Due to an ongoing health crisis in the family, blogging will be 'on and off' as time and circumstances permit for the foreseeable future. I also beg your indulgence if I am slow in responding to emails. New posts will appear below this notice.

Tuesday, September 22, 2009

A New Bubble of the Fed's Creation

...Less encouraging is what's happening on Wall Street. It turns out that all those bold and necessary steps by the Federal Reserve to prevent the financial system from collapsing wound up creating so much liquidity that it has now spawned another financial bubble.

Let's start with the $1.45 trillion that the Fed has committed to propping up the mortgage market -- money that, for the most part, was simply printed. Effectively, most of that has been used to buy up bonds issued by Fannie Mae and Freddie Mac from investors, who turned around and used the proceeds to buy "safer" U.S. Treasury bonds. At the same time, the Fed used an additional $300 billion to buy Treasurys directly. With all that money pouring into the market, you begin to understand why it is that Treasury prices have risen and interest rates fallen, even at a time when the government is borrowing record amounts of new money.

As it was printing all that money, the Fed was also lowering the interest rate at which banks borrow from the Fed and each other, to pretty close to zero. What didn't change was the interest rate banks charged everyone else. As a result, "spreads" between what banks pay for money and what they charge are near record highs.
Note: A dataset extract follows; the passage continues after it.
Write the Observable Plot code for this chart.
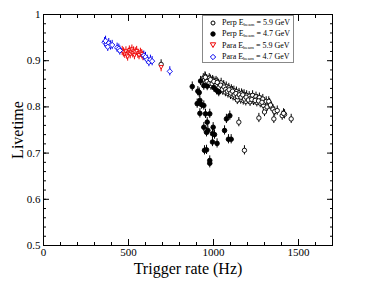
<!DOCTYPE html>
<html><head><meta charset="utf-8">
<script src="https://cdn.jsdelivr.net/npm/d3@7"></script>
<script src="https://cdn.jsdelivr.net/npm/@observablehq/plot@0.6"></script>
<style>
body{margin:0;background:#fff;}
#wrap{position:relative;width:374px;height:289px;font-family:"Liberation Serif",serif;}
#legend{position:absolute;left:202px;top:15px;width:92px;height:48px;border:1px solid #888;background:#fff;box-sizing:border-box;font-size:8px;line-height:11.3px;padding-top:1px;}
#legend .row{display:flex;align-items:center;height:11.3px;}
#legend svg{margin-left:6px;margin-right:5px;}
sub{font-size:5px;vertical-align:-1px;line-height:0;}
</style></head>
<body><div id="wrap"><div id="chart"></div>
<div id="legend"></div></div>
<script>
const perp59X = [940,945,950,955,960,965,970,975,980,985,990,995,1000,1005,1010,1015,1020,1025,1030,1035,1040,1045,1050,1055,1060,1065,1070,1075,1080,1085,1090,1095,1100,1105,1110,1115,1120,1125,1130,1135,1140,1145,1150,1155,1160,1165,1170,1175,1180,1185,1190,1195,1200,1210,1215,1220,1230,1235,1240,1250,1255,1260,1270,1275,1280,1290,1295,1300,1305,1310,1320,1330,1340,1350,1360,1149,1182,1267,1300,1355,1375,1404,1418,1457,1412,692,1140,
  952,962,972,982,992,1002,1012,1022,1032,1042,1052,1062,1072,1082,1092,1102,1112,1122,1132,1142,1152,1162,1172,1182,1192,1205,1225,1245,1265,1285,1315,1325,1335];
const perp59Y = [0.862,0.858,0.866,0.853,0.860,0.849,0.857,0.862,0.851,0.846,0.855,0.858,0.848,0.843,0.852,0.856,0.845,0.840,0.850,0.846,0.838,0.852,0.843,0.835,0.847,0.840,0.832,0.844,0.838,0.829,0.841,0.834,0.826,0.838,0.831,0.823,0.835,0.828,0.820,0.833,0.826,0.818,0.830,0.823,0.816,0.829,0.822,0.814,0.827,0.820,0.812,0.825,0.818,0.823,0.811,0.819,0.825,0.813,0.818,0.822,0.810,0.817,0.820,0.808,0.814,0.817,0.803,0.810,0.796,0.812,0.805,0.808,0.800,0.795,0.790,0.767,0.706,0.776,0.789,0.774,0.792,0.781,0.784,0.774,0.786,0.892,0.815,
  0.864,0.855,0.850,0.859,0.850,0.855,0.846,0.853,0.842,0.847,0.838,0.843,0.838,0.834,0.837,0.830,0.834,0.826,0.829,0.822,0.826,0.821,0.826,0.817,0.821,0.815,0.816,0.814,0.813,0.810,0.800,0.812,0.804];
const perp47X = [875,908,916,924,920,904,920,929,943,953,943,963,967,959,947,959,978,998,994,1006,994,1021,978,978,1065,1076,1096,1088,1104,963,1002,1018,1031,943];
const perp47Y = [0.844,0.834,0.831,0.856,0.814,0.807,0.786,0.805,0.803,0.785,0.756,0.767,0.749,0.745,0.706,0.707,0.785,0.756,0.742,0.740,0.724,0.721,0.684,0.678,0.749,0.774,0.781,0.730,0.730,0.845,0.842,0.836,0.832,0.846];
const para59X = [463,470,478,485,490,495,500,505,510,515,520,525,530,535,540,548,555,562,570,578,585,692];
const para59Y = [0.921,0.918,0.915,0.920,0.913,0.909,0.917,0.922,0.914,0.919,0.924,0.916,0.920,0.912,0.918,0.921,0.915,0.912,0.917,0.914,0.910,0.886];
const para47X = [359,370,384,394,404,433,443,449,590,600,610,620,629,639,743,365,378];
const para47Y = [0.940,0.936,0.938,0.933,0.934,0.928,0.926,0.922,0.911,0.908,0.902,0.897,0.902,0.899,0.877,0.943,0.930];
const errV = 0.01;
const xMajor = [0,500,1000,1500];
const yMajor = [0.5,0.6,0.7,0.8,0.9,1];
const xMinor = d3.range(0,1701,100);
const yMinor = d3.range(0.5,1.0001,0.02);

const mk = (xs, ys) => xs.map((x,i)=>({x, y: ys[i]}));
const perp59 = mk(perp59X, perp59Y), perp47 = mk(perp47X, perp47Y), para59 = mk(para59X, para59Y), para47 = mk(para47X, para47Y);

const triDown = {draw(ctx, size){const s=Math.sqrt(size/1.3)/2; ctx.moveTo(-s, -s*0.8); ctx.lineTo(s, -s*0.8); ctx.lineTo(0, s*1.0); ctx.closePath();}};

function err(data, color){
  return Plot.ruleX(data, {x:"x", y1: d=>d.y-errV, y2: d=>d.y+errV, stroke: color, strokeWidth: 1});
}
const font = "Liberation Serif";
const chart = Plot.plot({
  width: 374, height: 289,
  marginLeft: 43, marginRight: 42, marginTop: 14, marginBottom: 44,
  style: {fontFamily: font, background: "#fff"},
  x: {domain: [0,1700]},
  y: {domain: [0.5,1]},
  marks: [
    Plot.frame({stroke: "#000"}),
    Plot.axisX({anchor:"bottom", ticks: xMinor, tickSize: -3, tickFormat: ()=>"", label: null}),
    Plot.axisX({anchor:"top", ticks: xMinor, tickSize: -3, tickFormat: ()=>"", label: null}),
    Plot.axisX({anchor:"top", ticks: xMajor, tickSize: -6, tickFormat: ()=>"", label: null}),
    Plot.axisX({anchor:"bottom", ticks: xMajor, tickSize: -6, tickPadding: 9, fontSize: 11, tickFormat: d=>String(d), label: null}),
    Plot.axisY({anchor:"left", ticks: yMinor, tickSize: -3, tickFormat: ()=>"", label: null}),
    Plot.axisY({anchor:"right", ticks: yMinor, tickSize: -3, tickFormat: ()=>"", label: null}),
    Plot.axisY({anchor:"right", ticks: yMajor, tickSize: -6, tickFormat: ()=>"", label: null}),
    Plot.axisY({anchor:"left", ticks: yMajor, tickSize: -6, tickPadding: 9, fontSize: 11, tickFormat: d=>d===1?"1":d.toFixed(1), label: null}),
    err(perp59, "#000"), err(perp47, "#000"), err(para59, "#e00"), err(para47, "#00e"),
    Plot.dot(perp59, {x:"x", y:"y", r: 2.2, stroke:"#000", fill:"#fff", strokeWidth: 0.9}),
    Plot.dot(perp47, {x:"x", y:"y", r: 2.3, stroke:"#000", fill:"#000", strokeWidth: 0.9}),
    Plot.dot(para59, {x:"x", y:"y", r: 2.6, symbol: triDown, stroke:"#e00", fill:"#fff", strokeWidth: 0.9}),
    Plot.dot(para47, {x:"x", y:"y", r: 2.4, symbol: "diamond2", stroke:"#00e", fill:"#fff", strokeWidth: 0.9})
  ]
});
const svg = d3.select(chart);
svg.append("text").attr("x", 188).attr("y", 274).attr("text-anchor","middle").attr("font-size", 16).attr("font-family", font).text("Trigger rate (Hz)");
svg.append("text").attr("transform","translate(23,130) rotate(-90)").attr("text-anchor","middle").attr("font-size", 16).attr("font-family", font).text("Livetime");
document.getElementById("chart").appendChild(chart);

const legendItems = [
  {label:"Perp", e:"5.9 GeV", sym:'<circle cx="4" cy="4" r="2" fill="#fff" stroke="#000"/>'},
  {label:"Perp", e:"4.7 GeV", sym:'<circle cx="4" cy="4" r="2.2" fill="#000" stroke="#000"/>'},
  {label:"Para", e:"5.9 GeV", sym:'<path d="M1.3,1.8L6.7,1.8L4,6.5Z" fill="#fff" stroke="#e00"/>'},
  {label:"Para", e:"4.7 GeV", sym:'<path d="M4,1.3L6.7,4L4,6.7L1.3,4Z" fill="#fff" stroke="#00e"/>'}
];
document.getElementById("legend").innerHTML = legendItems.map(it =>
  `<div class="row"><svg width="8" height="8">${it.sym}</svg><span>${it.label} E<sub>beam</sub> = ${it.e}</span></div>`).join("");
</script></body></html>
So who is borrowing? By and large, it's not households and businesses, which are reluctant to borrow during a recession. Rather, it's hedge funds and other investors, who have been using the money to buy stocks, corporate bonds and commodities, driving prices to levels unsupported by the business and economic fundamentals...
Read the rest here.


Visibilium said...

Yes, Steven, yes, yes, yes. But just to interject a little balance, let me point out that M3 growth has slowed and that banks' net interest margins are typically wide during recoveries. Also, the whole point of being a lender of last resort, in effect, is to prop up asset prices to avoid a market lock-up. You should spend your time watching Bernanke instead of a slug like Blinder.

Reactionary said...

Also, the whole point of being a lender of last resort, in effect, is to prop up asset prices to avoid a market lock-up.

There is no such thing as a "market lock-up." Markets clear, everywhere and always. They just don't always clear at the prices that were previously bid. This is part of the market process: foolish spenders have to take their lumps; prudent savers get the assets at a realistic price.

Visibilium said...

Not really. That's why the stock exchanges have circuit breakers, for example. They don't lend money, but they halt trading. Similar tool.

Reactionary said...

Halt trading? There's your market lockup.

Visibilium said...

Yes, organized markets are paradoxical. They don't just occur, but take capital and strategy to create and maintain them.